Photo Credit: Photo by John Brakey
An Alabama court ordered the state’s election officials to perverse all digital ballot images of the paper ballots cast in Tuesday’s high-profile special U.S. Senate election between Democrat Doug Jones and Republican Roy Moore.
The temporary restraining order by the Circuit Court of Montgomery County is a key step in verifying the vote in case the controversial election is close and a recount ensues.
“All counties employing digital ballot scanners in the December 12, 2017 election shall set their voting machines to save ALL PROCESSED IMAGES in order to preserve all digital images,” the court said.
The order is a victory for voting rights and election transparency activists. It affirms that paper ballots—and the electronic images that computers generate while counting them on high-speed scanners—are public records that must be preserved.
Federal law states that all federal election materials must be kept for 22 months, but some states and counties have not done so in recent years. That was the case in Alabama, where top election officials refused to instruct local administrators to check one box in the software on their scanners to preserve all the ballot images.

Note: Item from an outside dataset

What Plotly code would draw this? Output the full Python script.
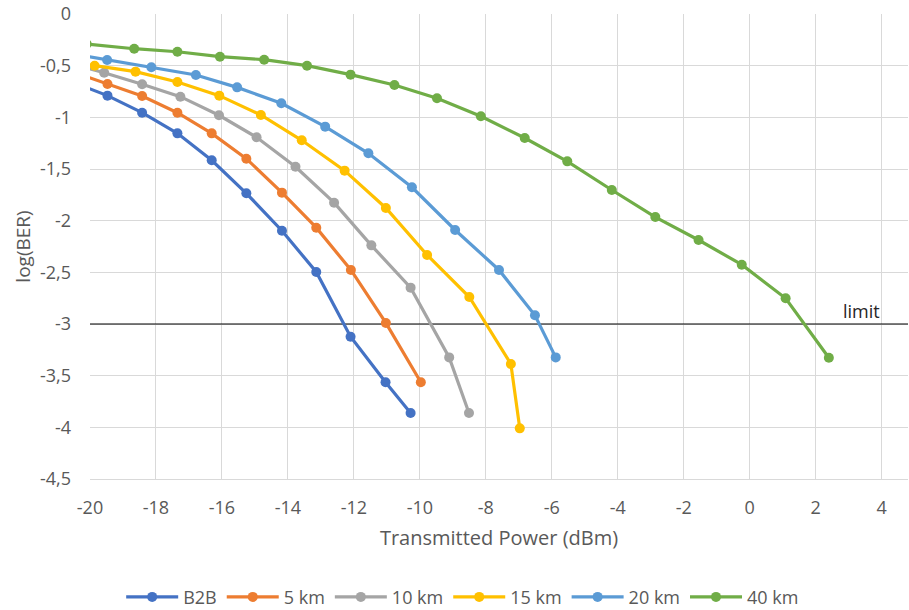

Until Monday’s order, the vast majority of the images used for counting the vote would be erased once the scanners were turned off on Tuesday night.
While the paper ballots that were scanned would remain, Alabama, like many states, does not have a recent history of election challenges and recounts. That means the potential destruction of Tuesday’s ballots scans would only have added another layer of complexity to verifying the results, shoould a challenge or recount ensue.
Four Alabamans—a Republican, Democrat, Independent and a minister—late last week sued Alabama’s Republican Secretary of State John Merrill and State Election Director Ed Packard after their lawyers were rebuffed by the statewide officials, who refused to instruct county election officials to properly scan the ballot images.
“Defendants John Merrill and Ed Packard are failing to carry out their duties to instruct county election officials to preserve all election materials as required by law,” the lawsuit said. “As a result of Defendants’ failure to comply with Alabama’s public records law, digital ballot images used for tabulating votes and possible post-election adjudication will be destroyed following the December 12, 2017 special election for United States Senate in Alabama…The issue continues to be ripe through all elections scheduled in 2018.”
Next Tuesday’s special election for the seat previously held by U.S. Attorney General Jeff Sessions is one of the most controversial in recent state history. It has been rocked by accusations by more than half a dozen women that Roy Moore sexually harassed or assaulted them several decades ago. Those disclosures have led to swings in pre-election polls, prompting the voting rights advocates to sue to ensure all the votes cast are accurately counted.
Their lawsuit suit cited Alabama law that required election records be preserved for six months and federal law that required all the records be preserved for 22 months.